Will the sunflower turn to us, will the clematis
Stray down, bend to us; tendril and spray
Clutch and cling?
Chill
- Ever worked a job where they signaled the start and end of the workday with a bell? Hopefully not, but in the speaker's time this was pretty common. The New York Stock exchange still uses one, though, to start and end a day of trading.
- In other words, there might have been a time when human beings could act like actual human beings and enjoy their days. But now, our obsession with time and money (i.e., time is money) have "buried the day" with stress and greed.
- Our obsession with time and money is like a "black cloud [that] carries the sun away" (136).
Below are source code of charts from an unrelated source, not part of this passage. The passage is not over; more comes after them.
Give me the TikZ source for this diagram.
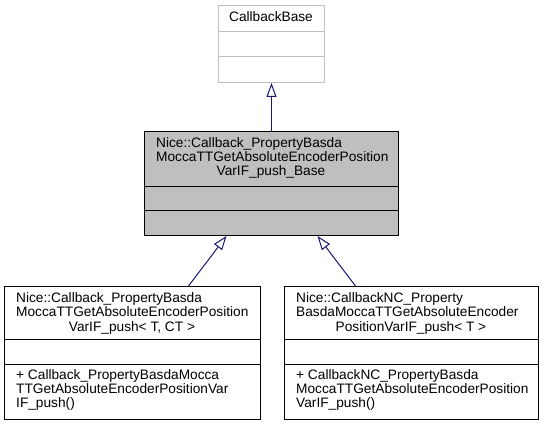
\documentclass[tikz,border=0pt]{standalone}
\usepackage{fontspec}
\setmainfont{Liberation Sans}
\usepackage{tikz}
\usetikzlibrary{arrows.meta}
\definecolor{edgeblue}{HTML}{191970}
\definecolor{basegray}{HTML}{BFBFBF}
\tikzset{
  classbox/.style={draw=black, line width=1pt, fill=white, anchor=north west, inner sep=0pt},
  txt/.style={inner sep=0pt, anchor=base west},
  ctxt/.style={inner sep=0pt, anchor=base},
  inherit/.style={draw=edgeblue, line width=1pt, -{Triangle[open, length=14pt, width=10pt, fill=white]}}
}

\begin{document}
\begin{tikzpicture}[x=1pt, y=-1pt, font=\fontsize{13.7}{15}\selectfont]
\useasboundingbox (0,0) rectangle (544,427);
% CallbackBase
\node [classbox, draw=basegray, minimum width=106pt, minimum height=77pt] (cbBase) at (218,5) {};
\draw [basegray, line width=1pt] (cbBase.west |- 0,32) -- (cbBase.east |- 0,32);
\draw [basegray, line width=1pt] (cbBase.west |- 0,57) -- (cbBase.east |- 0,57);
\node [ctxt] (cbBaseName) at (271,22) {CallbackBase};
% Callback_..._Base
\node [classbox, fill=basegray, minimum width=254pt, minimum height=104pt] (pushBase) at (144,131) {};
\draw [line width=1pt] (pushBase.west |- 0,187) -- (pushBase.east |- 0,187);
\draw [line width=1pt] (pushBase.west |- 0,211) -- (pushBase.east |- 0,211);
\node [txt] (pushBaseA) at (156,148) {Nice::Callback\_PropertyBasda};
\node [txt] (pushBaseB) at (156,162) {MoccaTTGetAbsoluteEncoderPosition};
\node [ctxt] (pushBaseC) at (271,176) {VarIF\_push\_Base};
% Callback_..._push< T, CT >
\node [classbox, minimum width=256pt, minimum height=133pt] (pushTmpl) at (4,286) {};
\draw [line width=1pt] (pushTmpl.west |- 0,340) -- (pushTmpl.east |- 0,340);
\draw [line width=1pt] (pushTmpl.west |- 0,365) -- (pushTmpl.east |- 0,365);
\node [txt] (pushTmplA) at (16,303) {Nice::Callback\_PropertyBasda};
\node [txt] (pushTmplB) at (16,317) {MoccaTTGetAbsoluteEncoderPosition};
\node [ctxt] (pushTmplC) at (132,332) {VarIF\_push< T, CT >};
\node [txt] (pushTmplD) at (16,380) {+ Callback\_PropertyBasdaMocca};
\node [txt] (pushTmplE) at (16,394) {TTGetAbsoluteEncoderPositionVar};
\node [txt] (pushTmplF) at (16,408) {IF\_push()};
% CallbackNC_..._push< T >
\node [classbox, minimum width=254pt, minimum height=133pt] (pushNC) at (284,286) {};
\draw [line width=1pt] (pushNC.west |- 0,340) -- (pushNC.east |- 0,340);
\draw [line width=1pt] (pushNC.west |- 0,365) -- (pushNC.east |- 0,365);
\node [txt] (pushNCA) at (296,303) {Nice::CallbackNC\_Property};
\node [txt] (pushNCB) at (296,317) {BasdaMoccaTTGetAbsoluteEncoder};
\node [ctxt] (pushNCC) at (411,332) {PositionVarIF\_push< T >};
\node [txt] (pushNCD) at (296,380) {+ CallbackNC\_PropertyBasda};
\node [txt] (pushNCE) at (296,394) {MoccaTTGetAbsoluteEncoderPosition};
\node [txt] (pushNCF) at (296,408) {VarIF\_push()};
% inheritance
\draw [inherit] (pushBase.north) -- (cbBase.south);
\draw [inherit] ([xshift=56pt]pushTmpl.north) -- ([xshift=-45pt]pushBase.south);
\draw [inherit] ([xshift=-56pt]pushNC.north) -- ([xshift=46pt]pushBase.south);
\end{tikzpicture}
\end{document}
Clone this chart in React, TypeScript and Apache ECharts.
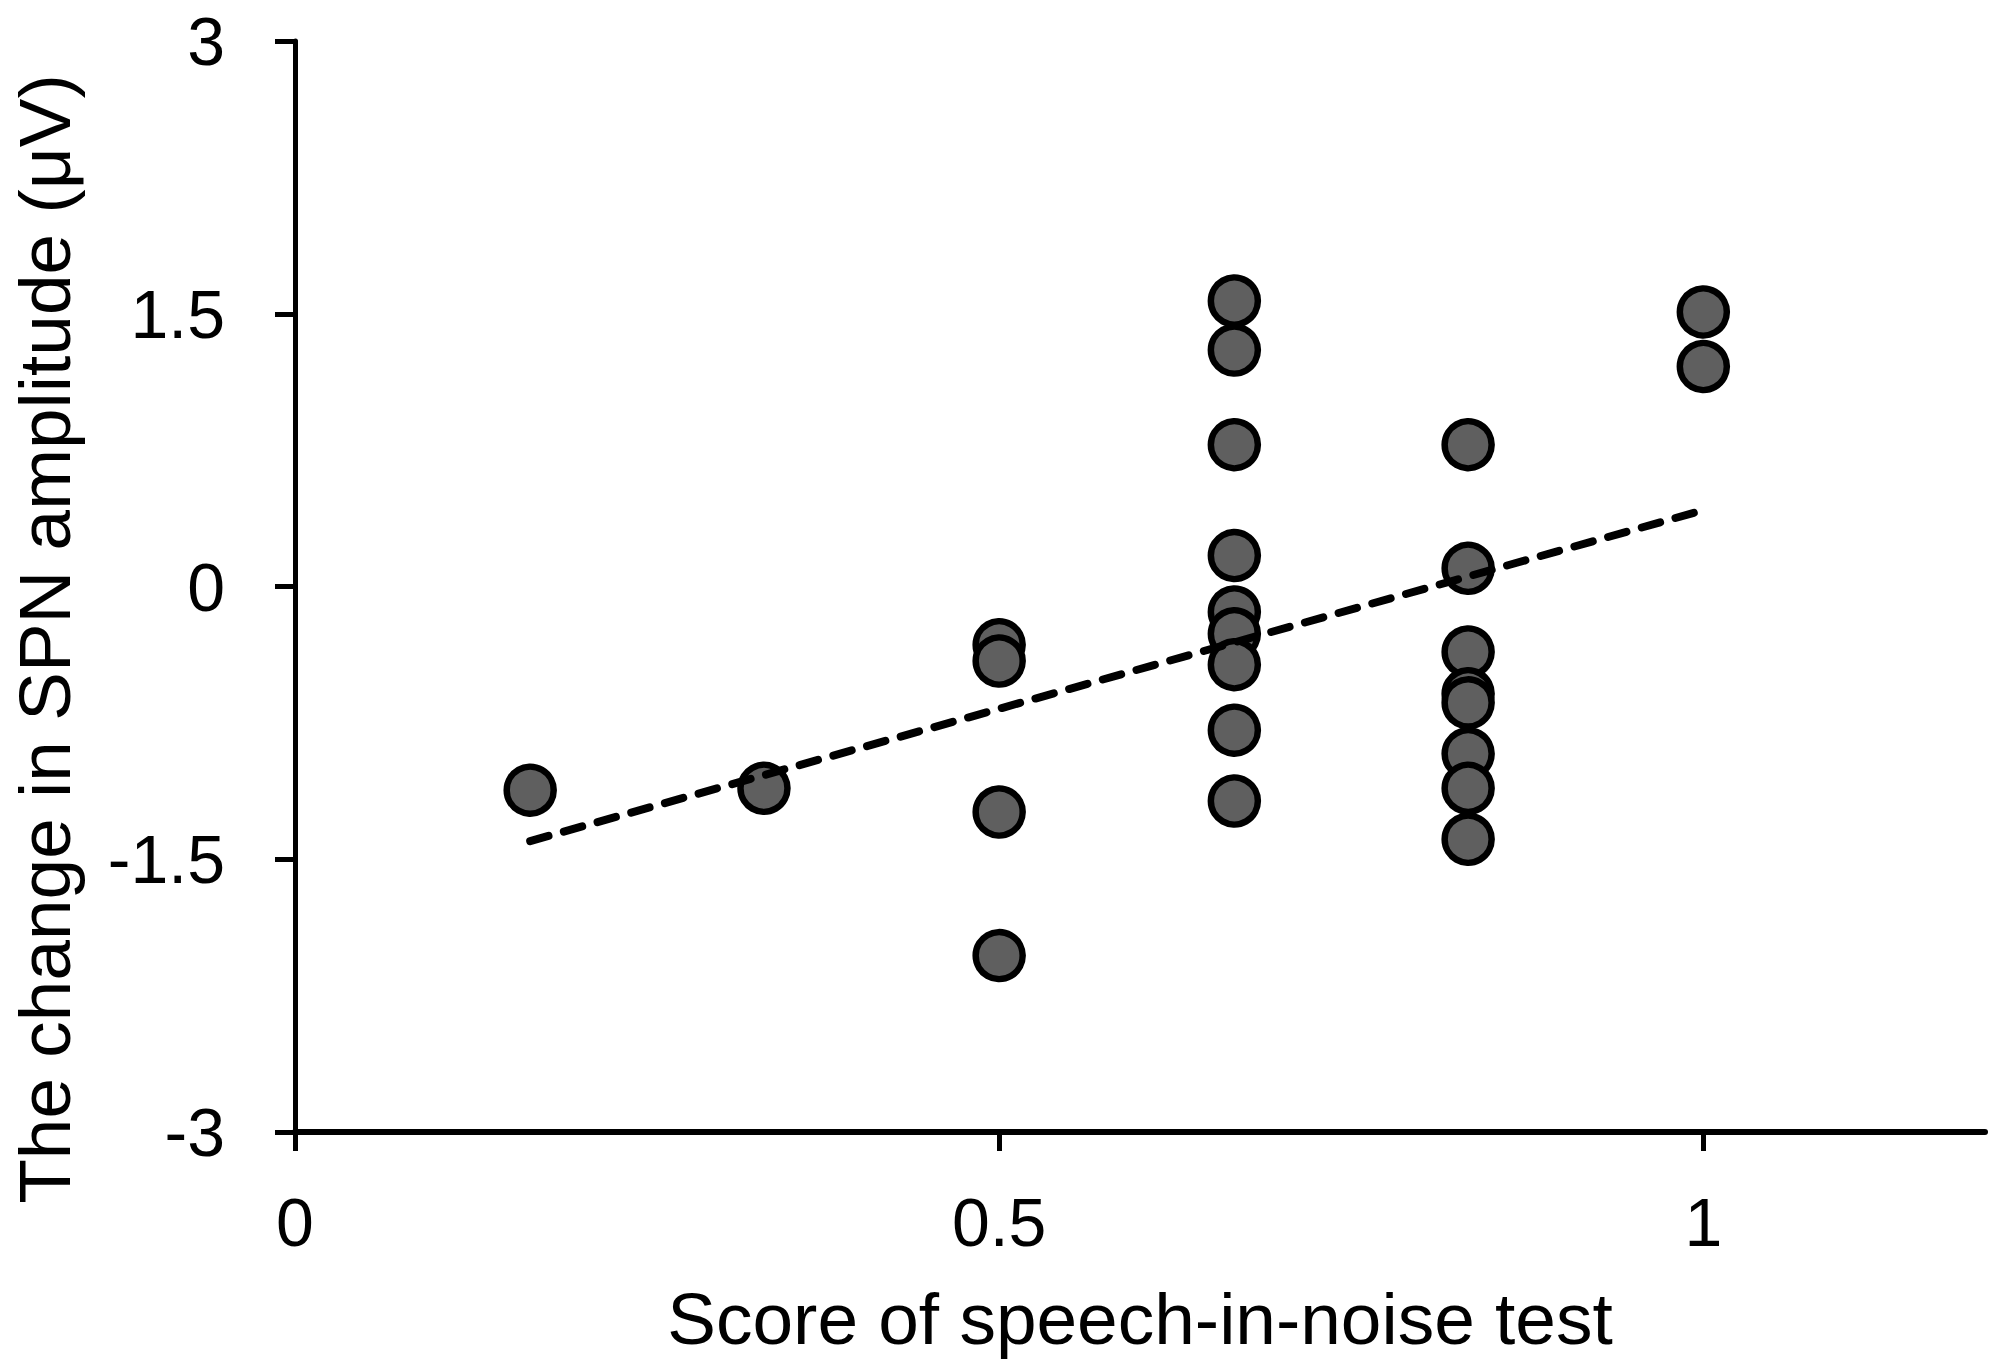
import React, { useEffect, useRef } from "react";
import * as echarts from "echarts";

const scores = [
  0.167,
  0.333,
  0.5, 0.5, 0.5, 0.5,
  0.667, 0.667, 0.667, 0.667, 0.667, 0.667, 0.667, 0.667, 0.667,
  0.833, 0.833, 0.833, 0.833, 0.833, 0.833, 0.833, 0.833,
  1, 1,
];
const spnChange = [
  -1.12,
  -1.11,
  -0.32, -0.41, -1.24, -2.03,
  1.57, 1.3, 0.78, 0.17, -0.14, -0.26, -0.43, -0.79, -1.18,
  0.78, 0.1, -0.36, -0.59, -0.64, -0.92, -1.11, -1.39,
  1.51, 1.21,
];
const trendX = [0.167, 1];
const trendY = [-1.4, 0.42];
const xTicks = [0, 0.5, 1];
const yTicks = [-3, -1.5, 0, 1.5, 3];

const FONT = "'Liberation Sans', Arial, Helvetica, sans-serif";

export default function App() {
  const ref = useRef<HTMLDivElement>(null);
  useEffect(() => {
    if (!ref.current) return;
    const chart = echarts.init(ref.current, null, { renderer: "svg" });
    const points = scores.map((s, i) => [s, spnChange[i]]);
    const trend = trendX.map((x, i) => [x, trendY[i]]);
    chart.setOption({
      animation: false,
      backgroundColor: "#ffffff",
      grid: { left: 293, right: 10, top: 41, bottom: 235, containLabel: false },
      xAxis: {
        type: "value",
        min: 0,
        max: 1.2,
        interval: 0.5,
        name: "Score of speech-in-noise test",
        nameLocation: "middle",
        nameGap: 150,
        nameTextStyle: { fontFamily: FONT, fontSize: 73, color: "#000" },
        axisLine: { show: true, onZero: false, lineStyle: { color: "#000", width: 6 } },
        axisTick: { show: true, inside: false, length: 19, customValues: xTicks, lineStyle: { color: "#000", width: 5 } },
        axisLabel: { margin: 56, customValues: xTicks, fontFamily: FONT, fontSize: 68, color: "#000" },
        splitLine: { show: false },
      },
      yAxis: {
        type: "value",
        min: -3,
        max: 3,
        interval: 1.5,
        name: "The change in SPN amplitude (μV)",
        nameLocation: "middle",
        nameGap: 214,
        nameTextStyle: { fontFamily: FONT, fontSize: 73, color: "#000", padding: [0, 105, 0, 0] },
        axisLine: { show: true, onZero: false, lineStyle: { color: "#000", width: 5 } },
        axisTick: { show: true, inside: false, length: 20, customValues: yTicks, lineStyle: { color: "#000", width: 5 } },
        axisLabel: { margin: 70, customValues: yTicks, fontFamily: FONT, fontSize: 68, color: "#000" },
        splitLine: { show: false },
      },
      series: [
        {
          type: "scatter",
          data: points,
          symbol: "circle",
          symbolSize: 47,
          itemStyle: { color: "#5f5f5f", borderColor: "#000", borderWidth: 6.5, opacity: 1 },
          z: 2,
        },
        {
          type: "line",
          data: trend,
          showSymbol: false,
          symbol: "none",
          lineStyle: { color: "#000", width: 8, type: [19, 16], cap: "round" },
          z: 3,
        },
      ],
    });
    return () => chart.dispose();
  }, []);
  return (
    <div
      ref={ref}
      style={{ position: "fixed", left: 0, top: 0, width: 1995, height: 1367, background: "#fff" }}
    />
  );
}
The speaker then asks if the "sunflower" will "turn to us," or if the "clematis" (another type of flower) will "bend to us." In other words, will the natural world acknowledge us at all? Will sunflowers turn to us as a source of symbolic light? These are probably rhetorical questions for the speaker, who definitely doesn't (at this point) think that modern people are a source of light in the world.
- When he asks us if the flowers "tendril and spray / Clutch and cling?" he seems to echo lines 19-20 of "The Waste Land,": "What are the roots that clutch, what branches grow / Out of this stony rubbish?" (20). In other words, we have another hypothetical question about whether our modern mindsets (i.e., "stony rubbish") can support any kind of meaningful life, give the roots of growing plants something to grab onto. The sad answer at this point seems to be "no."
- Line 139 of the poem only says, "Chill," which in the context of this passage means that the modern spiritual climate is too cold for anything beautiful to grow. We're sure that, if the speaker were reading this poem to you, you might take this opportunity to tell him, "I get the point, dude." But good dude just plows forward.
Lines 136-139
Fingers of yew be curled
Down on us? After the kingfisher's wing
Has answered light to light, and is silent, the light is still
At the still point of the turning world.
- Lines 136 and 137 definitely need a little clarifying because of their reference to a "yew" tree. First, it's important to know that the yew tree is known as the "Tree of Death" in pretty much every European country. However, the yew also symbolizes transformation and rebirth, since the branches of this tree (believe it or not) actually grow downward into the soil and keep living after the central trunk has died. There's your botany lesson for the day.
- Through the image of the yew, the speaker seems to be wondering if spiritual death and rebirth is something that could happen to modern humanity, asking whether the "fingers of yew [could] be curled / Down on us?" He still seems to imply "no" as an answer, though, because we still haven't even acknowledged as a society that the modern world is totally broken.
- In line 141, the image of the kingfisher bird could refer to the British myth of the "fisher king" that Eliot relies on really heavily in "The Waste Land." The fisher king (here embodied as a kingfisher bird) is a traditional symbol of something that can bring back fertility to our barren modern landscape and restore our souls to their former glory.
- That said, even the kingfisher "is silent" for the speaker, "At the still point of the turning world" (143). This is because every time he starts to talk about this "still point," the speaker makes sure to remind us that no, it's not really like that. It's not really like anything. By constantly undercutting himself, he's showing us that the still point he's talking about is a space that might be beyond words, since words are part of a world where we try to make sense of things through opposites, and the still point is a place beyond opposites.